Permasalahan kedua adalah meningkatnya praktik politik uang pada saat Pileg 2014. Hasil temuan Indonesian Corruption Watch (ICW) mencatat praktik politik uang pada pemilu legislatif 2014 sebanyak 313 kasus. Angka ini melonjak 100 persen dari pemilu legislatif 2009. Anggota Divisi Korupsi Politik ICW, Donal Fariz, menjelaskan, ada empat isu yang menjadi fokus pemantauannya selama masa kampanye terbuka, masa tenang, dan hari pencoblosan Pileg 2014. Keempat hal itu adalah pemberian barang, jasa, uang, dan penggunaan sumber daya negara (suaramerdeka.com, 21/4).

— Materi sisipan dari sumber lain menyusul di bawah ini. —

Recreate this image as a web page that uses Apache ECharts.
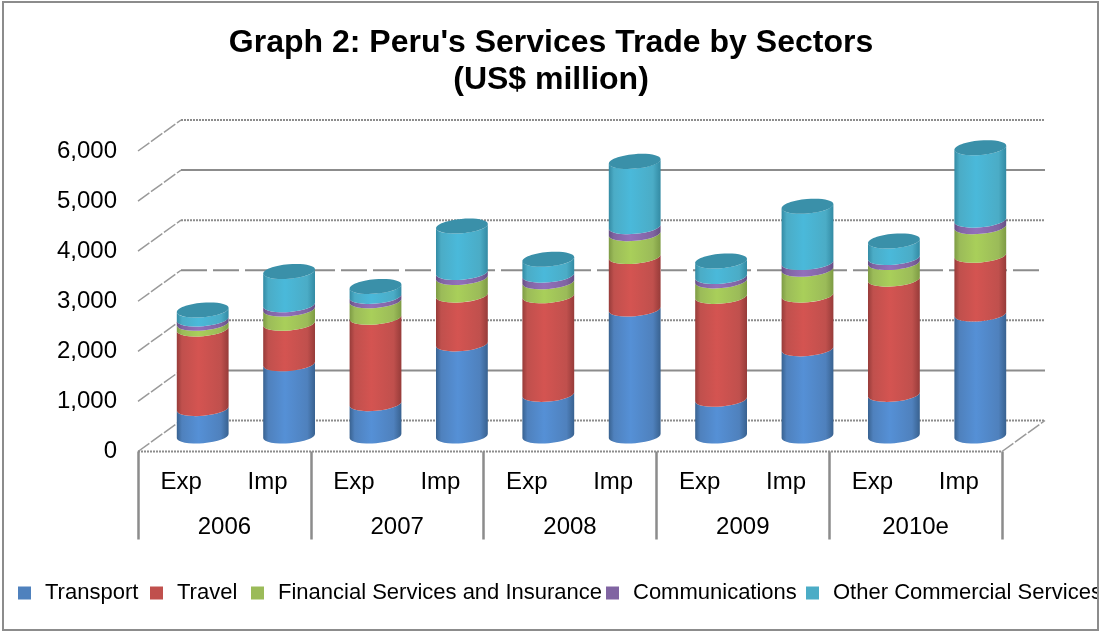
<!DOCTYPE html>
<html>
<head>
<meta charset="utf-8">
<style>html,body{margin:0;padding:0;background:#fff}#chart{width:1099px;height:632px}</style>
<script src="https://cdn.jsdelivr.net/npm/echarts@6/dist/echarts.min.js"></script>
</head>
<body>
<div id="chart"></div>
<script>
// Peru's services trade by sector, US$ million
const flows = ['Exp','Imp','Exp','Imp','Exp','Imp','Exp','Imp','Exp','Imp'];
const years = ['2006','2007','2008','2009','2010e'];
const yTicks = [0,1000,2000,3000,4000,5000,6000];

const transport     = [547,1441,646,1839,831,2535,732,1740,831,2435];
const travel        = [1590,809,1724,974,1968,1048,2055,1073,2300,1173];
const financial     = [113,285,330,352,279,457,310,517,332,571];
const communications= [86,85,87,99,133,139,88,133,100,131];
const otherServices = [179,664,199,927,318,1304,310,1125,330,1446];

const sectors = [
  {name:'Transport', values:transport, color:'#4f81bd', light:'#5590d6', dark:'#38618f', legendLeft:18},
  {name:'Travel', values:travel, color:'#c0504d', light:'#d45451', dark:'#963b39', legendLeft:150},
  {name:'Financial Services and Insurance', values:financial, color:'#9bbb59', light:'#a9cf5a', dark:'#7d9a44', legendLeft:251},
  {name:'Communications', values:communications, color:'#8064a2', light:'#9270bb', dark:'#654d82', legendLeft:606},
  {name:'Other Commercial Services', values:otherServices, color:'#4bacc6', light:'#4ab9da', dark:'#338aa3', legendLeft:806}
];

// Pseudo-3D box: how far the back wall sits behind the front plane
const DEPTH_X = 43, DEPTH_Y = -31;
const RX = 26, RY = 7.2, TILT = -5;
const GREY = '#8c8c8c';
const wallDash = {0:[2,1],1000:null,2000:[2,1],3000:[26,6],4000:[2,1],5000:null,6000:[2,1]};

function wallItem(params, api){
  const v = api.value(0);
  const cs = params.coordSys;
  const y = api.coord([0, v])[1];
  const dash = wallDash[v];
  const lineStyle = {stroke:GREY, lineWidth:2, lineDash:dash || undefined, fill:null};
  const diagStyle = {stroke:'#9a9a9a', lineWidth:1.5, lineDash:[14,2], fill:null};
  const kids = [
    {type:'line', shape:{x1:cs.x, y1:y, x2:cs.x+DEPTH_X, y2:y+DEPTH_Y}, style:diagStyle},
    {type:'line', shape:{x1:cs.x+DEPTH_X, y1:y+DEPTH_Y, x2:cs.x+cs.width+DEPTH_X, y2:y+DEPTH_Y}, style:lineStyle}
  ];
  if (v === 0){
    kids.push({type:'line', shape:{x1:cs.x, y1:y, x2:cs.x+cs.width, y2:y}, style:lineStyle});
    kids.push({type:'line', shape:{x1:cs.x+cs.width, y1:y, x2:cs.x+cs.width+DEPTH_X, y2:y+DEPTH_Y}, style:diagStyle});
  }
  return {type:'group', children:kids};
}

function cylinderItem(sector, isTop){
  const rad = TILT * Math.PI / 180;
  const ex = RX * Math.cos(rad), ey = RX * Math.sin(rad);
  const fill = new echarts.graphic.LinearGradient(0,0,1,0,[
    {offset:0, color:sector.dark},
    {offset:0.1, color:sector.color},
    {offset:0.42, color:sector.light},
    {offset:0.85, color:sector.color},
    {offset:1, color:sector.dark}
  ]);
  return function(params, api){
    const i = api.value(0);
    const p0 = api.coord([i, api.value(1)]);
    const p1 = api.coord([i, api.value(2)]);
    const cx = p0[0] + DEPTH_X/2;
    const y0 = p0[1] + DEPTH_Y/2;
    const y1 = p1[1] + DEPTH_Y/2;
    const d = `M${cx-ex} ${y0-ey} A${RX} ${RY} ${TILT} 0 0 ${cx+ex} ${y0+ey} ` +
              `L${cx+ex} ${y1+ey} A${RX} ${RY} ${TILT} 0 1 ${cx-ex} ${y1-ey} Z`;
    const kids = [{type:'path', shape:{pathData:d}, style:{fill:fill}}];
    if (isTop){
      kids.push({type:'ellipse', shape:{cx:0, cy:0, rx:RX, ry:RY},
        x:cx, y:y1, rotation:-rad, style:{fill:'#3a90a9'}});
    }
    return {type:'group', children:kids};
  };
}

// Stack the sectors; every row is [bar index, base, top]
const running = flows.map(()=>0);
const cylinderSeries = sectors.map((s, k) => {
  const rows = s.values.map((v, i) => {
    const base = running[i];
    running[i] += v;
    return [i, base, running[i]];
  });
  return {
    type:'custom', name:s.name, xAxisIndex:0, yAxisIndex:0, z:5+k,
    clip:false, silent:true, animation:false,
    itemStyle:{color:s.color},
    encode:{x:0, y:[1,2]},
    renderItem:cylinderItem(s, k === sectors.length-1),
    data:rows
  };
});

const chart = echarts.init(document.getElementById('chart'), null, {renderer:'canvas'});
const FONT = 'Liberation Sans';
chart.setOption({
  animation:false,
  backgroundColor:'#fff',
  title:{
    text:"Graph 2: Peru's Services Trade by Sectors\n(US$ million)",
    left:546, top:20, textAlign:'center',
    textStyle:{fontFamily:FONT, fontSize:32, fontWeight:'bold', color:'#000', lineHeight:37}
  },
  // One legend per sector, so each entry keeps its own place along the row
  legend:sectors.map(s => ({
    data:[s.name], left:s.legendLeft, top:582, padding:0, width:400,
    icon:'rect', itemWidth:13, itemHeight:13,
    textStyle:{fontFamily:FONT, fontSize:22, color:'#000', padding:[0,0,0,9]}
  })),
  grid:{left:138, width:864, top:151, height:300.5, containLabel:false},
  xAxis:[
    {type:'category', data:flows, position:'bottom',
     axisLine:{show:false}, axisTick:{show:false},
     axisLabel:{interval:0, margin:19, fontFamily:FONT, fontSize:24, color:'#000'}},
    {type:'category', data:years, position:'bottom',
     axisLine:{show:false},
     axisTick:{show:true, length:88, lineStyle:{color:GREY, width:2.5}},
     axisLabel:{interval:0, margin:64, fontFamily:FONT, fontSize:24, color:'#000'}}
  ],
  yAxis:{
    type:'value', min:0, max:6000, interval:1000,
    axisLine:{show:false}, axisTick:{show:false}, splitLine:{show:false},
    axisLabel:{margin:21, padding:[4,0,0,0], fontFamily:FONT, fontSize:24, color:'#000',
      formatter:v=>v.toLocaleString('en-US')}
  },
  graphic:[{type:'rect', z:100, silent:true,
    shape:{x:3, y:2, width:1095, height:628},
    style:{fill:null, stroke:GREY, lineWidth:2}}],
  series:[
    {type:'custom', name:'wall', xAxisIndex:0, yAxisIndex:0, z:1, clip:false, silent:true,
     encode:{y:0}, renderItem:wallItem, data:yTicks.map(v=>[v])},
    ...cylinderSeries
  ]
});
</script>
</body>
</html>
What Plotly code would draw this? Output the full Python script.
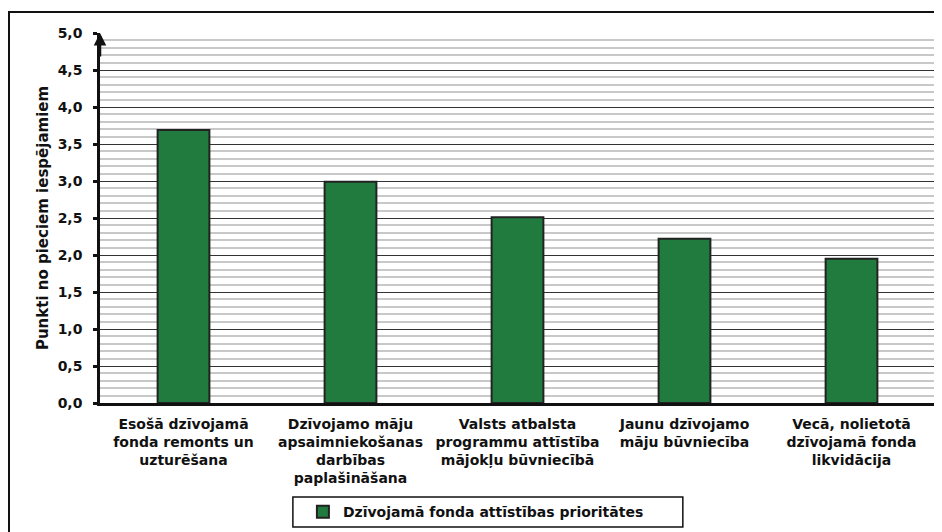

Persoalan maraknya praktik politik uang dikarenakan sistem proporsional terbuka menyebabkan persaingan ketat diantara para caleg. Sehingga perilaku caleg akan melakukan segala cara untuk memenangkan kursi. Menurut penulis, masih lemahnya kontrol KPU baik pusat dan daerah terhadap pihak ketiga yang mencetak dan mendistribusikan surat suara, memunculkan permasalahan distribusi surat suara. Begitupula dengan lemahnya pencegahan, pengawasan dan penindakan dari Bawaslu yang memunculkan peningkatan angka politik uang. Kinerja Bawaslu disoroti karena tidak dapat mencegah praktik politik uang ini. Ditambah lagi masih minimnya kesadaran dari Parpol untuk mendisiplinkan calegnya agar tidak melakukan pelanggaran menjadi catatan dari penyelenggaraan Pileg lalu.

Oleh karena itu, dengan mempertimbangkan waktu agenda penyelenggaraan Pemilihan Presiden  2014 yang akan berlangsung 9 Juli 2014. Maka KPU dan Bawaslu perlu melakukan langkah-langkah tepat guna menjawab persoalan diatas. Pertama, KPU mengevaluasi kinerja KPUD baik tingkat Provinsi dan Kabupaten khususnya yang berkaitan dengan pengadaan dan distribusi surat suara. Kedua, KPU memperkuat kerjasama dengan TNI/Polri dalam pendistribusian dan pengamanan logistik Pilpres 2014. Ketiga, Bawaslu bersama kelompok masyarakat sipil dan media massa, sejak dini melakukan pencegahan terhadap peluang adanya politik uang dalam Pilpres 2014, dengan meningkatkan kampanye tolak politik uang di dalam pilpres 2014.